Falta media casa
Yo me informo cuando veo las noticias. Él, pensé, las vive.

Allá, por la frontera entre el Quiché y Totonicapán, en esos valles y montañas donde parece otro mundo, lejos de lo que se decide en la ciudad, está una casa a medio terminar. Las palas y piochas entraron una mañana de 2019, en una camionada repleta de blocks, arena, cemento y una tonelada de orgullo y ese tipo de ilusión que solo a esa corta edad se puede sentir. A sus diecisiete, el segundo de los hermanos fue tan solo uno de esa gran oleada de menores que salió de Guatemala en 2014 hacia el norte y que recorrieron el mundo en las noticias. Logró que lo recibiera un patrocinador en Kentucky, donde no tuvo la suerte esperada. Luego emprendió hacia un pueblo en Tennessee. Ahí, tras breves meses en un restaurante vietnamita, donde lavó platos, encontró una plaza en la empresa de remodelaciones del amigo de un tío. Pero había que armar estructuras de madera para casas. Lo aprendió a hacer. Había que hacer un poco de plomería y también la aprendió a hacer. Pero fue en el roofing —reparación de techos— donde encontró su fortuna. Con US$25 la hora, armó el ahorro para construir la casa de su sueño.
Pero el roofing es un trabajo muy particular. Famoso por su paga, infame por lo castigado, al oficio solo entran los más sacrificados de los más sacrificados. En época caliente, la temperatura hace de las piezas de asfalto y la melcocha para pegarlas un calderón casi imposible de soportar. Y en el frío, el gélido aire penetra la piel de quien está subido por horas en los techos. Por si fuera poco, el peligro de resbalarse y caer al suelo para matarse existe y es alto. Y eso, precisamente, le pasó a este muchacho quiché, quien patinó en un hielo que no vio una tarde de diciembre. Cayó de espaldas, lastimándose un hombro. Sin seguro ni garantía, regresó a Guatemala para recuperarse, cuando solo para media casa habían logrado ahorrar.

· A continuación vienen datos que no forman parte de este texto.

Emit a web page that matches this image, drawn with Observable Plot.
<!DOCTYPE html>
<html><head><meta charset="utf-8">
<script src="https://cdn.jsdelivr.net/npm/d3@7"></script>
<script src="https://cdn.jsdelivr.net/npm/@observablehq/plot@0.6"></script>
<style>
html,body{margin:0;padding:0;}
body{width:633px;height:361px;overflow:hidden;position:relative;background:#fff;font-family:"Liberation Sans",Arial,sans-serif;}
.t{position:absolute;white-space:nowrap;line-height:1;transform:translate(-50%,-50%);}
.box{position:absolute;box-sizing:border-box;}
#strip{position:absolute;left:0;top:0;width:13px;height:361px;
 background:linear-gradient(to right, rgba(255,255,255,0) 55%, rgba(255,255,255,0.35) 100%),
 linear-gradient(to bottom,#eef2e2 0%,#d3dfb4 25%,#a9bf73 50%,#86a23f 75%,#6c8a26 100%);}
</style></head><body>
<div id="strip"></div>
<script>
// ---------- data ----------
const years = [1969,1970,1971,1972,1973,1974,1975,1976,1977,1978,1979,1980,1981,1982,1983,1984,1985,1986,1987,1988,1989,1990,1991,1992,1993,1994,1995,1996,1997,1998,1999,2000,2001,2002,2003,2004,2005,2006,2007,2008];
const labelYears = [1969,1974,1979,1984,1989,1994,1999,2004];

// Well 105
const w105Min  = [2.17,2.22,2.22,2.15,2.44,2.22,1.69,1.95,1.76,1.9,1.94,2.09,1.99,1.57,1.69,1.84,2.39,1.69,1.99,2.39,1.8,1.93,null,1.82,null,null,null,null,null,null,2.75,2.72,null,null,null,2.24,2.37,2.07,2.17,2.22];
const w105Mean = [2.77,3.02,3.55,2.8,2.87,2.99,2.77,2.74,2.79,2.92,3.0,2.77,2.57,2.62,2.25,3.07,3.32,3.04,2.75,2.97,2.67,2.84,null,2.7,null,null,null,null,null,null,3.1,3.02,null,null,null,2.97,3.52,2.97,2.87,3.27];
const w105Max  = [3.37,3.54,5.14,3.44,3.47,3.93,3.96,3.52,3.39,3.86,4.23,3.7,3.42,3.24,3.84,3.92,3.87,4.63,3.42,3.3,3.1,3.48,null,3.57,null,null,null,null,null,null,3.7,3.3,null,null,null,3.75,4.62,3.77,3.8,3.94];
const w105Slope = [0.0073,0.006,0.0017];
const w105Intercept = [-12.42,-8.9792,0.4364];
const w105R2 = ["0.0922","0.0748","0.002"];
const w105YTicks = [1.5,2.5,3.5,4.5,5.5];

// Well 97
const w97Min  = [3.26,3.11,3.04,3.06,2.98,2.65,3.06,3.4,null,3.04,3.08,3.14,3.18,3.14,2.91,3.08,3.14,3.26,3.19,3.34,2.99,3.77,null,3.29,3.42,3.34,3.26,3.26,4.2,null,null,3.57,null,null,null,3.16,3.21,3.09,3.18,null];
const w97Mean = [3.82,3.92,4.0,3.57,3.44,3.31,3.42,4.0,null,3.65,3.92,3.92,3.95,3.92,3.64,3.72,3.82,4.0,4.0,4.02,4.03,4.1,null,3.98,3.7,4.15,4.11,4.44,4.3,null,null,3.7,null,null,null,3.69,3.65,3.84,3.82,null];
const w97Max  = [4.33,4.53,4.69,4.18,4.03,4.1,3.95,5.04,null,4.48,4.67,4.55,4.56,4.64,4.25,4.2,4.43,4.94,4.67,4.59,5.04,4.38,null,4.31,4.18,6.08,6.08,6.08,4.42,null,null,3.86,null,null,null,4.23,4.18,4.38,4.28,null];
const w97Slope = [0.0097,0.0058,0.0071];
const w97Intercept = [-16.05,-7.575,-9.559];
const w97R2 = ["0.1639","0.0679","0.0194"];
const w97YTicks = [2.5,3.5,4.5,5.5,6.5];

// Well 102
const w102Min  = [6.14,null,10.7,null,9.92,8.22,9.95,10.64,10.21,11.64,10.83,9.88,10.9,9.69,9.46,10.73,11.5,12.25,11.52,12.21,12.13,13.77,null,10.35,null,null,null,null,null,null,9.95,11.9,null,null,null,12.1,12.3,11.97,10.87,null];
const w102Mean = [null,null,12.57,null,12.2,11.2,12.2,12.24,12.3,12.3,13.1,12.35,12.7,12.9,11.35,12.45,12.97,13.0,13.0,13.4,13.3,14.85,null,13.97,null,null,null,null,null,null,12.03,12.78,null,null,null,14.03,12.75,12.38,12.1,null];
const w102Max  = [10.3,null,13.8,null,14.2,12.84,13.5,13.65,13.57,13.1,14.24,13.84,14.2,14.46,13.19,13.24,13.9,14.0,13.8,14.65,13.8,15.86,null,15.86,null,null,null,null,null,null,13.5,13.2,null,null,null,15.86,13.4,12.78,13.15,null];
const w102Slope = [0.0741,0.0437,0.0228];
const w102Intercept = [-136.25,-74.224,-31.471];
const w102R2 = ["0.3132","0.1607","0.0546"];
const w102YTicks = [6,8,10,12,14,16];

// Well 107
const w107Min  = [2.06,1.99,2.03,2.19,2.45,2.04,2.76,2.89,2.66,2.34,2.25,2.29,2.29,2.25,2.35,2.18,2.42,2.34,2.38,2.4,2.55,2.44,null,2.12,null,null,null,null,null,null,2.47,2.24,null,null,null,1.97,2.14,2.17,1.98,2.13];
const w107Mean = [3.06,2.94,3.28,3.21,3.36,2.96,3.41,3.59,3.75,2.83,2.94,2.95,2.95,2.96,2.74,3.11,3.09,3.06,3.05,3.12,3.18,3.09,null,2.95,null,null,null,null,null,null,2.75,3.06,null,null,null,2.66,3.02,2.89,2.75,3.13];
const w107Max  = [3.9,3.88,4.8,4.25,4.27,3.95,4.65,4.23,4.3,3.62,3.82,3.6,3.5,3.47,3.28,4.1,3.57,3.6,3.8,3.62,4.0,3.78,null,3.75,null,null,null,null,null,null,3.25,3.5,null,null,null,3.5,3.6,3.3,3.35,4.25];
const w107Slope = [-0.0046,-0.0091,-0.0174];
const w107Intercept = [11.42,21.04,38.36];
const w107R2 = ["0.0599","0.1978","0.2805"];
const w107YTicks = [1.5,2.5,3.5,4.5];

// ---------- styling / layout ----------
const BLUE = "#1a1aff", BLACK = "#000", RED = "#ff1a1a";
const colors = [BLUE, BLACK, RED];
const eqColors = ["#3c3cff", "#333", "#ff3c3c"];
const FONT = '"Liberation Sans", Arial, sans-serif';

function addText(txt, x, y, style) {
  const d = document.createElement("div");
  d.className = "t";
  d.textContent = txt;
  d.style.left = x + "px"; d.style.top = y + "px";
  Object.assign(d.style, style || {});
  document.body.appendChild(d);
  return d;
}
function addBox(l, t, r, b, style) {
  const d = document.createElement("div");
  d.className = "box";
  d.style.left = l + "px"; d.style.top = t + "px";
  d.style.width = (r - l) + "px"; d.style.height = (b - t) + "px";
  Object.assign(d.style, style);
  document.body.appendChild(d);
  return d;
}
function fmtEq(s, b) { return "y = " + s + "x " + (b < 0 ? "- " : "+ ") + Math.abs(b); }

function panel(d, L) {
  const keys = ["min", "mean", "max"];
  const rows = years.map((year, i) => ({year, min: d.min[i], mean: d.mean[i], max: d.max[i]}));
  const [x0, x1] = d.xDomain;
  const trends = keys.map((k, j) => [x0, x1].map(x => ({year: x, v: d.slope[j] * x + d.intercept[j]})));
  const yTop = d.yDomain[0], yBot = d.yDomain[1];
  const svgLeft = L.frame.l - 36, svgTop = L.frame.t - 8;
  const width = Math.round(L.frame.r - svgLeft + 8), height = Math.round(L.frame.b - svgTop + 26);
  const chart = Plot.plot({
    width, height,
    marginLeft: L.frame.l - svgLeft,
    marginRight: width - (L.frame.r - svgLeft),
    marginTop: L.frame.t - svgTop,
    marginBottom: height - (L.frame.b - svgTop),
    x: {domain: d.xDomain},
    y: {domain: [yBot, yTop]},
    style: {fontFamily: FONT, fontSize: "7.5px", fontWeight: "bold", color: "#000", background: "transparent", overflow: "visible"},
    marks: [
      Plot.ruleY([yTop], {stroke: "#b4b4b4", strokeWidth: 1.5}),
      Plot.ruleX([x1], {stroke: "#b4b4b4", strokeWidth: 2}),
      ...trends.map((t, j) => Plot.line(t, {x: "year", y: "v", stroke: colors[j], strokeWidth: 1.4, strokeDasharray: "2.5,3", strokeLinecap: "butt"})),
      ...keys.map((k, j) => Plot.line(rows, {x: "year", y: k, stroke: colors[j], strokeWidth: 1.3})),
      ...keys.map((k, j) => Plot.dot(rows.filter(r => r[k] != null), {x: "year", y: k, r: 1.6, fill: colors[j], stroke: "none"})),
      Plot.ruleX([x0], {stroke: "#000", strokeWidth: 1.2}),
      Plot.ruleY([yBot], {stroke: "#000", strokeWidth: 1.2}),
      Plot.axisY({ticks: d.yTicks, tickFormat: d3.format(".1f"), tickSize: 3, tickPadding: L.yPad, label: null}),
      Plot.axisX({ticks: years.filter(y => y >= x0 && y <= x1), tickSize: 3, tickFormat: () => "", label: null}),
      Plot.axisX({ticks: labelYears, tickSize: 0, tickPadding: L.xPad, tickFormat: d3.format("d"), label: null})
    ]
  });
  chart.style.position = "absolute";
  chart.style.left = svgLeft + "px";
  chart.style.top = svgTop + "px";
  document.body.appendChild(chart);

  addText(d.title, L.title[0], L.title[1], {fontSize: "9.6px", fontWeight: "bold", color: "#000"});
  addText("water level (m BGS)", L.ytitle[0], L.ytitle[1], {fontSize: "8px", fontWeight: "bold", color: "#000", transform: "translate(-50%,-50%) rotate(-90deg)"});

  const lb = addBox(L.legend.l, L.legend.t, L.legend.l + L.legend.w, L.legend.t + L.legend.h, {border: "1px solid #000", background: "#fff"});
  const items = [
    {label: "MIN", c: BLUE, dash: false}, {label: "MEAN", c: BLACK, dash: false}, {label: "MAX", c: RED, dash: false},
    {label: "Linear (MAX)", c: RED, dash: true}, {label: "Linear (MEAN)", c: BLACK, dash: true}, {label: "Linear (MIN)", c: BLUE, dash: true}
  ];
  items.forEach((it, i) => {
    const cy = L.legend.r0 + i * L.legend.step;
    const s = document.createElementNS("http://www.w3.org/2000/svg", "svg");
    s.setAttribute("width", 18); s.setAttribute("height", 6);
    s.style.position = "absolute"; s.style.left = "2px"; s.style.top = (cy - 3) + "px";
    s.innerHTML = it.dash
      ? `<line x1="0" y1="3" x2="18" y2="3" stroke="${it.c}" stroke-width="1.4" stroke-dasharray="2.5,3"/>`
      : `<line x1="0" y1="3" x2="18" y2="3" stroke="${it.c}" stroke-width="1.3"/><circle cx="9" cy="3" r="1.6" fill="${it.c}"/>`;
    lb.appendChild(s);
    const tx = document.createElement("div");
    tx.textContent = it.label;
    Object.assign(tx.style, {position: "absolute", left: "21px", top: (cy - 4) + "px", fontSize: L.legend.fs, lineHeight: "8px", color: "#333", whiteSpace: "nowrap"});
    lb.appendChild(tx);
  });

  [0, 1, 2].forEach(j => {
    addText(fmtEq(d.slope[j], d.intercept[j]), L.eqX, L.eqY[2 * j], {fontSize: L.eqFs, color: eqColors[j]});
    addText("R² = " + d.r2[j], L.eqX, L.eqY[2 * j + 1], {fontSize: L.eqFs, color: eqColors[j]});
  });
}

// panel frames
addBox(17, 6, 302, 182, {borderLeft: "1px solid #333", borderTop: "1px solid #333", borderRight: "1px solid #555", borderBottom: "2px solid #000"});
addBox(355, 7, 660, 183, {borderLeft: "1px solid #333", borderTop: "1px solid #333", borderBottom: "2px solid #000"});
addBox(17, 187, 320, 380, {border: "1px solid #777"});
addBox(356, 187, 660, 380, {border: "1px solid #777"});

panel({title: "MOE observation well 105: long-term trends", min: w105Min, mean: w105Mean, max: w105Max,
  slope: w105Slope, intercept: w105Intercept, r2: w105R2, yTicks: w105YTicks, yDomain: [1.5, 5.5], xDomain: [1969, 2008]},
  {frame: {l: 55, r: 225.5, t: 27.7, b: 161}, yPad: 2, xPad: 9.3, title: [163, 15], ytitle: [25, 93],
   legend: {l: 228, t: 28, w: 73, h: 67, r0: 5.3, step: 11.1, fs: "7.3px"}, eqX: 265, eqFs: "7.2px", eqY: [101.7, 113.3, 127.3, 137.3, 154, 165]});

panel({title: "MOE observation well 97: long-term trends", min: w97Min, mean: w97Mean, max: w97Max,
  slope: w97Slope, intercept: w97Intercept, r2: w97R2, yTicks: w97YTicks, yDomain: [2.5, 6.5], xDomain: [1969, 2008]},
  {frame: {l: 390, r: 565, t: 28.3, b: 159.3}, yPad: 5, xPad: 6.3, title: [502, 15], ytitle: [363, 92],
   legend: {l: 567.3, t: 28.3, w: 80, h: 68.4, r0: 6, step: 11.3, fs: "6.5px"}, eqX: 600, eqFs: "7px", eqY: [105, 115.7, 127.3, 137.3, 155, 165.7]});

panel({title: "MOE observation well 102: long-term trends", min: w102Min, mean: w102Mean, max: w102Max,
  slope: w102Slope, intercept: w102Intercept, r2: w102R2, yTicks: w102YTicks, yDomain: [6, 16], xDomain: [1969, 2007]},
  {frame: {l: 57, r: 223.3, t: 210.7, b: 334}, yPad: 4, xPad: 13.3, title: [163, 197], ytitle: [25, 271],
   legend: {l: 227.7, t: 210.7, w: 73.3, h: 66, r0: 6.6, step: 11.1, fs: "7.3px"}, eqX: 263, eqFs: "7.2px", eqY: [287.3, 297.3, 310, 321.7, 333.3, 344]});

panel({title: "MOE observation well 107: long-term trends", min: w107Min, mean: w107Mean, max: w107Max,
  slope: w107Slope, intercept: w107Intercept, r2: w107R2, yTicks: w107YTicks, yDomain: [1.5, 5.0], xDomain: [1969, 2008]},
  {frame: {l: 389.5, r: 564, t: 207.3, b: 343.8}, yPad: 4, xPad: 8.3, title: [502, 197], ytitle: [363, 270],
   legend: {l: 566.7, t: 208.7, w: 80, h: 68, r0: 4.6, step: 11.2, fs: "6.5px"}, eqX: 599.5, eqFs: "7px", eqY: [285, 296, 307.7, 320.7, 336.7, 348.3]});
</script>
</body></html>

Él se va y no queda nada más que la anticipación de lo que le pueda pasar.
Conocí al muchacho quiché una tarde de noviembre, cuando estaba pasando lo peor de la pandemia. Él, recién empezando a recuperar, había decidido “hacer” dos años aquí, en su país, mientras se terminaba de preparar para regresar a las tareas en los techos de Tennessee. “Hacer” un año; “hacer dos años”. Así se refiere la gente de campo al tiempo que pasa en uno u otro país, trabajando, o en el caso del joven, curándose del pencazo que bien lo pudo malmatar. Pero en eso conoció el amor y vino acompañado del nacimiento de su primogénito. Una cosa retrasó la otra y el tiempo pasó. Pero esta es gente decidida y el retraso de la procrastinación no es precisamente parte de su formación. La llamada al coyote, dicen, se hizo hace tres semanas.

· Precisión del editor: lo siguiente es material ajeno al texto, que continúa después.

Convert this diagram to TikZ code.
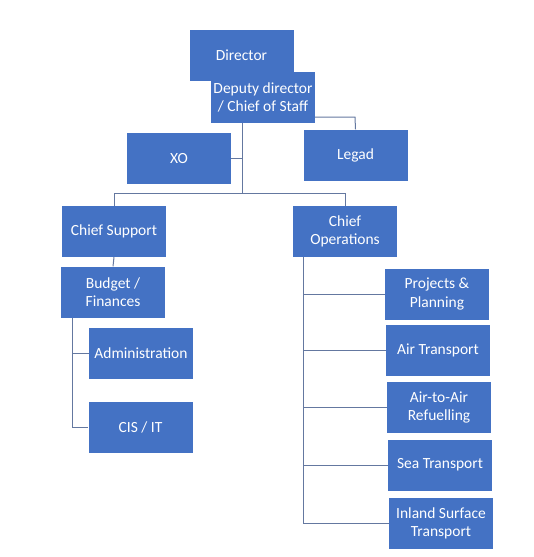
\documentclass[tikz,border=0pt]{standalone}
\usepackage{fontspec}
\setmainfont{Carlito}
\definecolor{boxblue}{HTML}{4472C4}
\definecolor{linecol}{HTML}{6478A0}
\begin{document}
\begin{tikzpicture}[x=1pt,y=-1pt,
  box/.style={fill=boxblue, draw=none, text=white, minimum width=104pt, minimum height=51pt,
    inner sep=1pt, align=center, font=\fontsize{15.5}{18.5}\selectfont},
  conn/.style={draw=linecol, line width=1pt}]
\fill[white] (0,0) rectangle (533,557);
\useasboundingbox (0,0) rectangle (533,557);
% boxes
\node[box] (dir) at (241.5,55) {Director};
\node[box] (dep) at (263,97.5) {Deputy director\\/ Chief of Staff};
\node[box] (xo) at (179,158.5) {XO};
\node[box] (leg) at (355.5,155) {Legad};
\node[box] (cs) at (114,231.5) {Chief Support};
\node[box] (co) at (345,231.5) {Chief\\Operations};
\node[box] (bud) at (113,292) {Budget /\\Finances};
\node[box] (adm) at (141,353) {Administration};
\node[box] (cis) at (140.5,427.5) {CIS / IT};
\node[box] (pp) at (437,294) {Projects \&\\Planning};
\node[box] (air) at (438,350.5) {Air Transport};
\node[box] (aar) at (439,407.5) {Air-to-Air\\Refuelling};
\node[box] (sea) at (440,465) {Sea Transport};
\node[box] (inl) at (441,523.5) {Inland Surface\\Transport};
% helper coordinates
\coordinate (hub) at (242,193);
\coordinate (lg) at (355,117);
\coordinate (lv) at (72,317);
\coordinate (rv) at (303,257);
% connectors
\draw[conn] (dep.south -| hub) -- (hub);
\draw[conn] (xo.east) -- (xo.east -| hub);
\draw[conn] (dep.east |- lg) -- (lg) -- (leg.north);
\draw[conn] (cs.north) -- (cs.north |- hub) -- (co.north |- hub) -- (co.north);
\draw[conn] (cs.south) -- (bud.north);
\draw[conn] (bud.south -| lv) |- (cis.west);
\draw[conn] (adm.west -| lv) -- (adm.west);
\draw[conn] (co.south -| rv) |- (inl.west);
\draw[conn] (pp.west -| rv) -- (pp.west);
\draw[conn] (air.west -| rv) -- (air.west);
\draw[conn] (aar.west -| rv) -- (aar.west);
\draw[conn] (sea.west -| rv) -- (sea.west);
\end{tikzpicture}
\end{document}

Más con curiosidad que con la altanería que lleva un consejo me le aproximé hace unos días para preguntar qué piensa, mientras le confirman el viaje. Y es que yo me informo cuando leo las noticias. Él, pensé, las vive. Traté de indagar qué tan diferente se vive la expectativa, con los cambios que se anticipan este mes en el norte. “Ahí no hay nada, don Pablito”, me respondió repetidamente. ¿Qué cambios en los precios del coyote? ¿Qué preocupaciones adicionales pueden estarse viviendo? ¿Qué dicen los parientes del otro lado, que son quienes patrocinan? ¿Qué posibilidad de que cuando llegue ya no encuentre la misma oportunidad de trabajo? Y siempre, la respuesta fue la misma. Hoy, un muchacho más maduro, no es solo la ilusión lo que alimenta su camino. Allá, por la frontera entre el Quiché y Totonicapán, en aquellos profundos valles y montañas donde todo parece otro mundo, allá, lejos de lo que se decide en la ciudad, hay una casa que está a medio terminar. Eso ha determinado este viaje y no parece haber forma de dar vuelta atrás. Él se va y no queda nada más que la anticipación de lo que le pueda pasar.